Miracle On the Hudson Plane Anchored In At Charlotte’s Sullenberger Aviation Museum

CHARLOTTE – Big things are landing in Charlotte at the Sullenberger Aviation Museum, previously know as the Carolina’s Aviation Museum. It’s getting set to re-open in the summer of 2024.

Stephen Saucier is the president of the museum and gave WCCB’s Emma Mondo a tour of the site’s progress; the biggest spectacle being the ‘Miracle on the Hudson’ plane.

The passenger jet that landed in the Hudson River on January 15th, 2009. The museum received it in 2010, and had in on display until they closed their doors at the Carolina Aviation Museum in 2019.

The museum team was able to move it from that storage, and put it in its final resting place; in the heart of the main hanger.

They did this with the help of a company called J. Supor and Sons, a new jersey rigging company that originally pulled the plane out of the Hudson River and brought it to North Carolina in 2010.

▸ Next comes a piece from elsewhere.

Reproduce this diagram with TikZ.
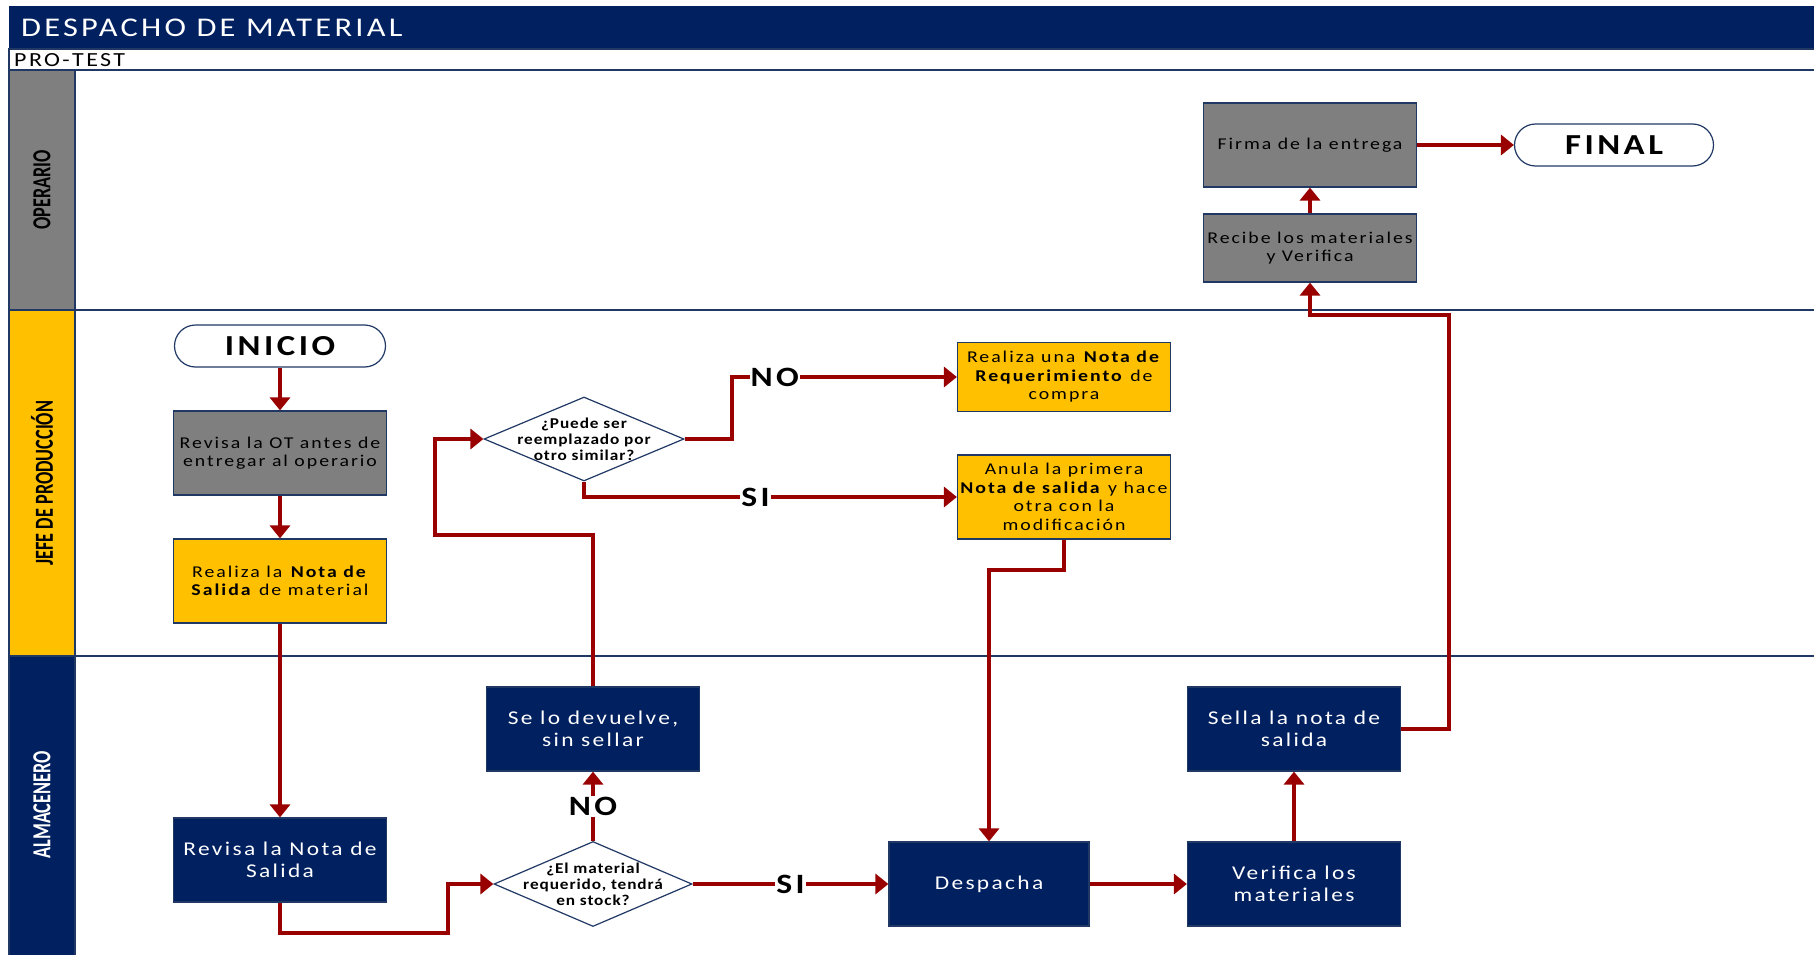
\documentclass[tikz,border=0pt]{standalone}
\usepackage{fontspec}
\setmainfont{Carlito}[LetterSpace=12, FakeStretch=1.2]
\newfontfamily\lanefont{Carlito}[FakeStretch=0.7]
\newfontfamily\decfont{Carlito}[LetterSpace=6, FakeStretch=1.15]
\usetikzlibrary{shapes.geometric,arrows.meta}

\definecolor{marino}{HTML}{002060}
\definecolor{gris}{HTML}{7F7F7F}
\definecolor{amarillo}{HTML}{FFC000}
\definecolor{flecha}{HTML}{990000}
\definecolor{borde}{HTML}{203864}

\tikzset{
  linea/.style={draw=borde, line width=1.5pt},
  carril/.style={rotate=90, font=\lanefont\bfseries\fontsize{26}{28}\selectfont},
  caja/.style={draw=borde, line width=1.2pt, minimum width=213pt, minimum height=84pt, inner sep=2pt, align=center},
  cajagris/.style={caja, fill=gris, font=\fontsize{16.5}{18.5}\selectfont},
  cajaamarilla/.style={caja, fill=amarillo, font=\fontsize{16.5}{18.5}\selectfont},
  cajamarino/.style={caja, fill=marino, text=white, font=\fontsize{19.5}{22}\selectfont},
  terminal/.style={draw=borde, line width=1.2pt, fill=white, rounded corners=21pt, minimum width=211pt, minimum height=42pt, font=\fontsize{29}{31}\selectfont\bfseries},
  decision/.style={diamond, draw=borde, line width=1.2pt, fill=white, minimum width=200pt, minimum height=84pt, inner sep=0pt},
  dectexto/.style={align=center, inner sep=0pt, font=\decfont\bfseries\fontsize{15}{16}\selectfont},
  flujo/.style={draw=flecha, line width=4pt, -{Triangle[length=13pt,width=20pt]}},
  resp/.style={fill=white, inner sep=1pt, font=\fontsize{28}{30}\selectfont\bfseries},
}

\begin{document}
\begin{tikzpicture}[x=1pt, y=-1pt]
  \useasboundingbox (0,0) rectangle (1814,955);
  \fill[white] (0,0) rectangle (1814,955);

  \fill[marino] (9,6) rectangle (1814,49);
  \node[anchor=west, inner sep=0pt, text=white, font=\fontsize{27}{29}\selectfont] (titulo) at (21,28) {DESPACHO DE MATERIAL};
  \draw[linea] (9,49) rectangle (1820,70);
  \node[anchor=west, inner sep=0pt, font=\fontsize{20}{22}\selectfont] (codigo) at (14,60) {PRO-TEST};

  \draw[linea, fill=gris] (9,70) rectangle (75,310);
  \draw[linea, fill=amarillo] (9,310) rectangle (75,656);
  \draw[linea, fill=marino] (9,656) rectangle (75,960);
  \draw[linea] (75,70) -- (1820,70);
  \draw[linea] (75,310) -- (1820,310);
  \draw[linea] (75,656) -- (1820,656);
  \node[carril] (operario) at (42,190) {OPERARIO};
  \node[carril] (jefe) at (42,483) {JEFE DE PRODUCCIÓN};
  \node[carril, text=white] (almacenero) at (42,805) {ALMACENERO};

  \node[terminal] (inicio) at (280,346) {INICIO};
  \node[cajagris] (revot) at (280,453) {Revisa la OT antes de\\entregar al operario};
  \node[cajaamarilla] (nsal) at (280,581) {Realiza la \textbf{Nota de}\\\textbf{Salida} de material};
  \node[decision, label={[dectexto]center:{¿Puede ser\\reemplazado por\\otro similar?}}] (puede) at (584,439) {};
  \node[cajaamarilla, minimum height=69pt] (req) at (1064,377) {Realiza una \textbf{Nota de}\\\textbf{Requerimiento} de\\compra};
  \node[cajaamarilla] (anula) at (1064,497) {Anula la primera\\\textbf{Nota de salida} y hace\\otra con la\\modificación};

  \node[cajagris] (firma) at (1310,145) {Firma de la entrega};
  \node[cajagris, minimum height=68pt] (recibe) at (1310,248) {Recibe los materiales\\y Verifica};
  \node[terminal, minimum width=199pt] (final) at (1614,145) {FINAL};

  \node[cajamarino] (revns) at (280,860) {Revisa la Nota de\\Salida};
  \node[decision, minimum width=198pt, minimum height=85pt, label={[dectexto]center:{¿El material\\requerido, tendrá\\en stock?}}] (stock) at (593,884) {};
  \node[cajamarino] (sindev) at (593,729) {Se lo devuelve,\\sin sellar};
  \node[cajamarino, minimum width=200pt] (despacha) at (989,884) {Despacha};
  \node[cajamarino] (verif) at (1294,884) {Verifica los\\materiales};
  \node[cajamarino] (sella) at (1294,729) {Sella la nota de\\salida};

  \coordinate (k1) at (448,933);
  \coordinate (k2) at (435,535);
  \coordinate (k3) at (732,377);
  \coordinate (k4) at (989,570);
  \coordinate (k5) at (1449,315);

  \draw[flujo] (inicio) -- (revot);
  \draw[flujo] (revot) -- (nsal);
  \draw[flujo] (nsal) -- (revns);
  \draw[flujo] (revns.south) |- (k1) |- (stock.west);
  \draw[flujo] (stock.north) -- node[resp] {NO} (sindev.south);
  \draw[flujo] (stock.east) -- node[resp] {SI} (despacha.west);
  \draw[flujo] (sindev.north) |- (k2) |- (puede.west);
  \draw[flujo] (puede.east) -| (k3) -- node[resp, pos=0.19] {NO} (req.west);
  \draw[flujo] (puede.south) |- node[resp, pos=0.73] {SI} (anula.west);
  \draw[flujo] (anula.south) |- (k4) -- (despacha.north);
  \draw[flujo] (despacha) -- (verif);
  \draw[flujo] (verif) -- (sella);
  \draw[flujo] (sella.east) -| (k5) -| (recibe.south);
  \draw[flujo] (recibe) -- (firma);
  \draw[flujo] (firma) -- (final);
\end{tikzpicture}
\end{document}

“We brought them down here again, they have special equipment to bring the fuselage over, we first put that in place, then we put the wings back in place with the stands that you see underneath, and then we put the tails on,” said Saucier. 

While the A320 airbus is a huge piece to this exhibit other changes are coming as well. The historic hanger originally built in 1936 will be a second gallery. They also have plans to build a welcome center with an outdoor aircraft plaza where you can see the active runway of Charlotte Douglas.

Saucier says main focus of this all is education.

“We get to take care of that plane, the artifacts, and be that national center for this Smithsonian level story, but we use that story to invite the next generation of innovators to think about what they want to do,” he said.